Studio album by Eiichi Ohtaki
- Released: March 21, 1981
- Studio: CBS/Sony Roppongi & Shinanomachi
- Genre: Pop; rock; city pop;
- Length: 39:59
- Label: Niagara / CBS/Sony
- Producer: Eiichi Ohtaki

Eiichi Ohtaki chronology
| Let's Ondo Again (1978) | A Long Vacation (1981) | Niagara Triangle Vol. 2 (1982) |

Singles from A Long Vacation
- "Kimi wa Tennen Shoku" Released: March 21, 1981; "Koisuru Karen" Released: June 21, 1981; "Farewell Trans-Siberian Railway" Released: October 21, 1981; "Ame no Wednesday" Released: May 21, 1982;

= A Long Vacation =

A Long Vacation is an album by Japanese musician Eiichi Ohtaki, released on March 21, 1981. It sold over a million copies and won Best Album at the 23rd Japan Record Awards. It has been called one of the greatest Japanese rock albums of all time, including by Rolling Stone Japan.

==Background==
Several songs on A Long Vacation were influenced by American record producer Phil Spector and his Wall of Sound formula. But the closing track, "Farewell Trans-Siberian Railway", was intended as a tribute to English record producer Joe Meek.

All three of Ohtaki's former Happy End bandmates contributed to A Long Vacation; Takashi Matsumoto wrote the lyrics for every song except one, Shigeru Suzuki contributed guitar, and Haruomi Hosono played bass guitar.

Although having never been to the Canary Islands, Matsumoto wrote "Canary Islands Nite" based on how he imagined it to be and on the assumption that it was like Hawaii. When he finally did visit in 1999 for a Carlos Kleiber performance, he found it very different.

"Farewell Trans-Siberian Railway" was first released as a single by Hiromi Ōta in November 1980.

"Fun x 4" features backing vocals by Hiromi Ōta, Rats & Star and Hiroaki Igarashi. The end of the song includes the line "Fun, fun, fun now that daddy took the t-bird away" from the Beach Boys' 1964 song "Fun, Fun, Fun".
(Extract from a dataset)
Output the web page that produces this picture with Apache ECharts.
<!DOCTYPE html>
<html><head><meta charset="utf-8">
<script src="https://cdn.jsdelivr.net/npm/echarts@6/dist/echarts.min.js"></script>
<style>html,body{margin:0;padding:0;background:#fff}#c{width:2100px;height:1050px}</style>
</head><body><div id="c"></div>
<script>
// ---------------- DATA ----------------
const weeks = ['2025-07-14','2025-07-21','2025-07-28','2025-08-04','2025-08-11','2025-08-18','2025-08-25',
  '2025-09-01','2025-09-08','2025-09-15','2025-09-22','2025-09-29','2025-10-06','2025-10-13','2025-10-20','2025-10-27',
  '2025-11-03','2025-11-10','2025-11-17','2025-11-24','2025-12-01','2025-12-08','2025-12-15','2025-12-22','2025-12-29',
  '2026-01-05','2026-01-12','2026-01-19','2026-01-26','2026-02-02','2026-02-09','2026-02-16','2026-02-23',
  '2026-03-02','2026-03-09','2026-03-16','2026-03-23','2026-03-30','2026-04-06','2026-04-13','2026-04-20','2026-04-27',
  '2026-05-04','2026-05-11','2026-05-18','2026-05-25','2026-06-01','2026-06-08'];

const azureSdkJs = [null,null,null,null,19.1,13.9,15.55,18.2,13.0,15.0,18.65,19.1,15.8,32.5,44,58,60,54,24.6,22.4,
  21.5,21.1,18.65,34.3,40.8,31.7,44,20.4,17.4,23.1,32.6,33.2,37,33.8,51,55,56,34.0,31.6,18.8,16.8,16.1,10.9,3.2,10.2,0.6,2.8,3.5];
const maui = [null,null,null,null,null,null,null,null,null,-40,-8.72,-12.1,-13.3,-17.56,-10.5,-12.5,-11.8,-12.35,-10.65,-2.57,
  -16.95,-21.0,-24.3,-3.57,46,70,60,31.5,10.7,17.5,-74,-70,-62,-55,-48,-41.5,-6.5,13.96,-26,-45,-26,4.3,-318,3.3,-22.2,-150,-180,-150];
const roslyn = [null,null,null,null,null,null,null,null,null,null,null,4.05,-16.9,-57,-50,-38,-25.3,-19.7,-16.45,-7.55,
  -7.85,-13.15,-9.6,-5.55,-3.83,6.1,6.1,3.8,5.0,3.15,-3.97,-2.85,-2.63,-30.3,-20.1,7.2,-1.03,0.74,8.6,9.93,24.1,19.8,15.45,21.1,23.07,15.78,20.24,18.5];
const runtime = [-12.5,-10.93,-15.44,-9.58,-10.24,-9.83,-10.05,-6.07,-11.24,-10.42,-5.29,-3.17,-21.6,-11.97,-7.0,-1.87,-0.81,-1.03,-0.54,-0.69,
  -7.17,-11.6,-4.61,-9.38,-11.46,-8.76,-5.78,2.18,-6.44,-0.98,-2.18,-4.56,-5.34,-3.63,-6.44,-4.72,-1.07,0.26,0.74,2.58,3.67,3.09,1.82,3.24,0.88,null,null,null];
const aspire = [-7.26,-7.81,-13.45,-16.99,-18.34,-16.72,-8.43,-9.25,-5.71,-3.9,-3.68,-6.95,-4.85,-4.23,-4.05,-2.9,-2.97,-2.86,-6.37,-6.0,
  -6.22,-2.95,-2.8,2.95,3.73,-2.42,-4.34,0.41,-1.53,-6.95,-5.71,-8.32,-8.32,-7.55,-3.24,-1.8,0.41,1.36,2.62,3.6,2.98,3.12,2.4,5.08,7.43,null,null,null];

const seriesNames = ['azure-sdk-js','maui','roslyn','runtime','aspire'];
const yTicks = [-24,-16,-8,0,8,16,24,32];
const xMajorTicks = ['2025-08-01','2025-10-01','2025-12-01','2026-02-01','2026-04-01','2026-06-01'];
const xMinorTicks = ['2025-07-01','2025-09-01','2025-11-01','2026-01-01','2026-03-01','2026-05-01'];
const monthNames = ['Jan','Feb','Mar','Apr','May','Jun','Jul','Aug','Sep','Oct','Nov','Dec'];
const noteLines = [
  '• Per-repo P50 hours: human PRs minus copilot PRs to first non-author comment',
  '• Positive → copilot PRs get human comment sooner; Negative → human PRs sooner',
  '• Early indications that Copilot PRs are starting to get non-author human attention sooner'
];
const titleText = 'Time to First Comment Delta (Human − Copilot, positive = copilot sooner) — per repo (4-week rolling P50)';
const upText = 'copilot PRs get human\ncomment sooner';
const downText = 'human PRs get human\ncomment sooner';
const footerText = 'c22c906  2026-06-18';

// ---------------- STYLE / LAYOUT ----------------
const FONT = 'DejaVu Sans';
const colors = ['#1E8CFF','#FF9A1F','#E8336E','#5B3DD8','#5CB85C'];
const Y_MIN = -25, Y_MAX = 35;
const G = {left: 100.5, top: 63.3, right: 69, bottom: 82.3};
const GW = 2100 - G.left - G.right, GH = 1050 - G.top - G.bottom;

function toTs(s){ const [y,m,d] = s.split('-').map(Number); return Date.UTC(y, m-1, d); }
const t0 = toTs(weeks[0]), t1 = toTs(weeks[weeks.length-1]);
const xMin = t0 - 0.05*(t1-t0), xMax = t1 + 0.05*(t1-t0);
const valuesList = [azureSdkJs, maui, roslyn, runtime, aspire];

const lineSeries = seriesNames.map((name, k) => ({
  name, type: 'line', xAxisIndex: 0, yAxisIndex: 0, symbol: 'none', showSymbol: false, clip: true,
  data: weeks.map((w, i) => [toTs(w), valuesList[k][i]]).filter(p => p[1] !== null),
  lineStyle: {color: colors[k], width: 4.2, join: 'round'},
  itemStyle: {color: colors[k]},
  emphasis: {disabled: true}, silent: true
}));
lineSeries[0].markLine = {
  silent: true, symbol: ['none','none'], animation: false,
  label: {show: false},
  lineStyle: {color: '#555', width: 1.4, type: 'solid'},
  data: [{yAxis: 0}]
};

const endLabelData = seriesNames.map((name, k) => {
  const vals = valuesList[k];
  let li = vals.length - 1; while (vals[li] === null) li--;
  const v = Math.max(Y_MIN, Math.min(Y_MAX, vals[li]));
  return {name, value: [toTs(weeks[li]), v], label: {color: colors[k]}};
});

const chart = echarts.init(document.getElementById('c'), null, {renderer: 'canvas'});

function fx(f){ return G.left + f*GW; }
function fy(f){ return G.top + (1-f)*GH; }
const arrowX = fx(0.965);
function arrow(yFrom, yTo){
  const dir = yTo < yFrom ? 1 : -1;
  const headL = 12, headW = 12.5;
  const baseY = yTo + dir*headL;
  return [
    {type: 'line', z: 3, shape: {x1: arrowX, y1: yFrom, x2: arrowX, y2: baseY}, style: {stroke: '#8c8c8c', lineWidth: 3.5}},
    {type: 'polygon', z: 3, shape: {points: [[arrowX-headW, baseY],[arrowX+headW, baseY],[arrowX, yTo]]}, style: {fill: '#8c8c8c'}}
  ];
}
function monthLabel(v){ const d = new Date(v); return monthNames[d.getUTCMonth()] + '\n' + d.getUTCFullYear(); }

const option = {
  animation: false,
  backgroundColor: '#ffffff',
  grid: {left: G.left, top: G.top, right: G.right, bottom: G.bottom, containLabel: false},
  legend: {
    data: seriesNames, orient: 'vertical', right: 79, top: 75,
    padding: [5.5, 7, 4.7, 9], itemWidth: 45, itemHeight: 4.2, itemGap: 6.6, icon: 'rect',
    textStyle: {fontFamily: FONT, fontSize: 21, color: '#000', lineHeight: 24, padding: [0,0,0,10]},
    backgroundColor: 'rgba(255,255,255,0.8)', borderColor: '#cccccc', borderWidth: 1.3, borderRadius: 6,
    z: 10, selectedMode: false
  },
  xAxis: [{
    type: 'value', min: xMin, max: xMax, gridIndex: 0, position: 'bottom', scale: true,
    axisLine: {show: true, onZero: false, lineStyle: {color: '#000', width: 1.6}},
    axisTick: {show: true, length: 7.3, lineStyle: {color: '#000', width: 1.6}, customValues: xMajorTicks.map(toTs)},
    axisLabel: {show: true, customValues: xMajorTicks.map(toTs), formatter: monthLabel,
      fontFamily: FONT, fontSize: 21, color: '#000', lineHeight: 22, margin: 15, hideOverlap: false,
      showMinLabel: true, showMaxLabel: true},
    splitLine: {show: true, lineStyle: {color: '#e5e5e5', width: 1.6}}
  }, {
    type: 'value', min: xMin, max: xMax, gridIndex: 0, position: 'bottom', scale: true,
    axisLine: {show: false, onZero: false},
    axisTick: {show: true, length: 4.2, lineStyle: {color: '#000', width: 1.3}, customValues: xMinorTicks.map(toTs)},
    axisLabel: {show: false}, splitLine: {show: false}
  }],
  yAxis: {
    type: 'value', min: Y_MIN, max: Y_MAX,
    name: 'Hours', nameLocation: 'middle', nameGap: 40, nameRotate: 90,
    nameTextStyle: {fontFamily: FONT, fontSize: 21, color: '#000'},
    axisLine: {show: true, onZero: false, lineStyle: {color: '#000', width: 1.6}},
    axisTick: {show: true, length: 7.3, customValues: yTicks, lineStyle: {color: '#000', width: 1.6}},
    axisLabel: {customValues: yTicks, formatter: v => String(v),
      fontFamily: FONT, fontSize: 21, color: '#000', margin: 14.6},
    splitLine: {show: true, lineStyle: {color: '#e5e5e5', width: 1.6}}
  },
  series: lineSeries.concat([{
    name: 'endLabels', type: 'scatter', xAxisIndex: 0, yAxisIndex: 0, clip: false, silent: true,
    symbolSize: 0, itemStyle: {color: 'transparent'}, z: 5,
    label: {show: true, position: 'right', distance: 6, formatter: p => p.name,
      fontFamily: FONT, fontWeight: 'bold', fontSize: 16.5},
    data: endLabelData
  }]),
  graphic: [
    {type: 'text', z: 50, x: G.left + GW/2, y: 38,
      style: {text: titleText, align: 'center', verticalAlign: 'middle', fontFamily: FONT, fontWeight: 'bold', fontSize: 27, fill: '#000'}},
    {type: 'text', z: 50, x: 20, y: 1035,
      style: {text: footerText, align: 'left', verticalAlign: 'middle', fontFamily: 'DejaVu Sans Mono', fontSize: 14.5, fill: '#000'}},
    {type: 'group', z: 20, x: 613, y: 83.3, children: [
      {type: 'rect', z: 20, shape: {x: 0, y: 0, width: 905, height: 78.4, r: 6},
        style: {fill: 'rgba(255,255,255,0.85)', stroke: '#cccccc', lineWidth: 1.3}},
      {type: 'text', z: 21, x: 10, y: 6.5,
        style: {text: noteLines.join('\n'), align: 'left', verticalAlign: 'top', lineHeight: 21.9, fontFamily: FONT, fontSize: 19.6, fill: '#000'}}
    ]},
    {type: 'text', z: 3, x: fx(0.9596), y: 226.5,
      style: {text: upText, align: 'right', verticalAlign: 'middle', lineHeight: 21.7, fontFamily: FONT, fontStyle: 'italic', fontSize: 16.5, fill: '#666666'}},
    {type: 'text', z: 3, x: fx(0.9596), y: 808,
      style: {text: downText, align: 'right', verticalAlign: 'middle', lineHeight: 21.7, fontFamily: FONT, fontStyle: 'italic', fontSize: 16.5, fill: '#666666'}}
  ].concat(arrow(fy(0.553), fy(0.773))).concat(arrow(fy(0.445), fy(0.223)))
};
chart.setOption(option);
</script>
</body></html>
The album is also known by the nickname Ronbake (ロンバケ), an abbreviation of its title in Japanese.

==Cover artwork==
The album cover illustration was created by artist Hiroshi Nagai. Nagai said Ohtaki approached him to collaborate on a picture book, also titled A Long Vacation, which was published in 1979. He also claimed that the musician was inspired by his pieces when writing the songs that became the album. After the album's release, Nagai's life was never the same and he was flooded with requests for similar work. The artist provided the cover for several other albums by Ohtaki.

==Release history==
A Long Vacation was released on vinyl and cassette on March 21, 1981. Four months later, the album Sing Along Vacation was released on July 21, 1981 limited to 10,000 copies. It is an instrumental version of A Long Vacation, excluding "Farewell Trans-Siberian Railway".
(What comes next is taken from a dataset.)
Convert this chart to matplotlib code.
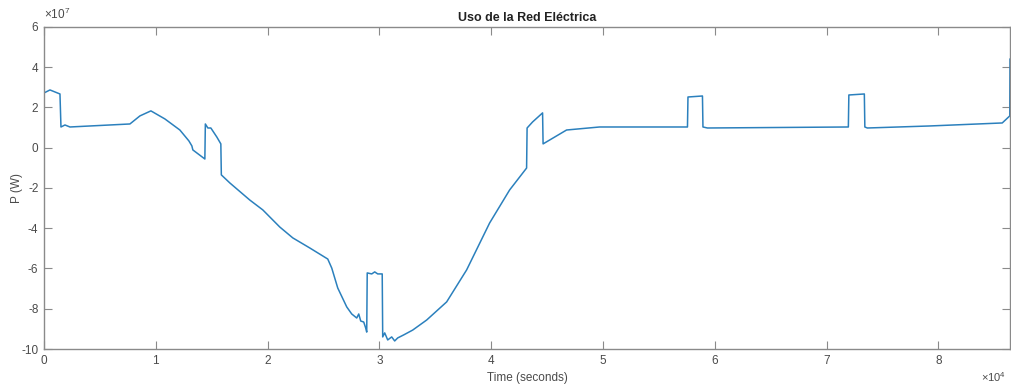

On October 1, 1982, A Long Vacation became one of the first albums to be issued on CD. The CD version was certified double platinum by the RIAJ. A remastered version was released on March 21, 1991, marking its tenth anniversary. Ten years later, a 20th anniversary edition was released that includes the instrumental material from Sing Along Vacation. A two-disc 30th anniversary edition was released on March 21, 2011 with the instrumental material plus the single and "Original Basic Track" versions of "Kimi wa Tennen Shoku".

==Legacy==
A Long Vacation reached number two on the Weekly Oricon Album Chart and was the eighth best-selling album of the 1980s in Japan. The 20th anniversary edition reached number 13 and the 30th anniversary edition peaked at 19. Following Ohtaki's death in December 2013, the 30th anniversary edition jumped to number 25 and the 1991 edition to number 26 in January 2014.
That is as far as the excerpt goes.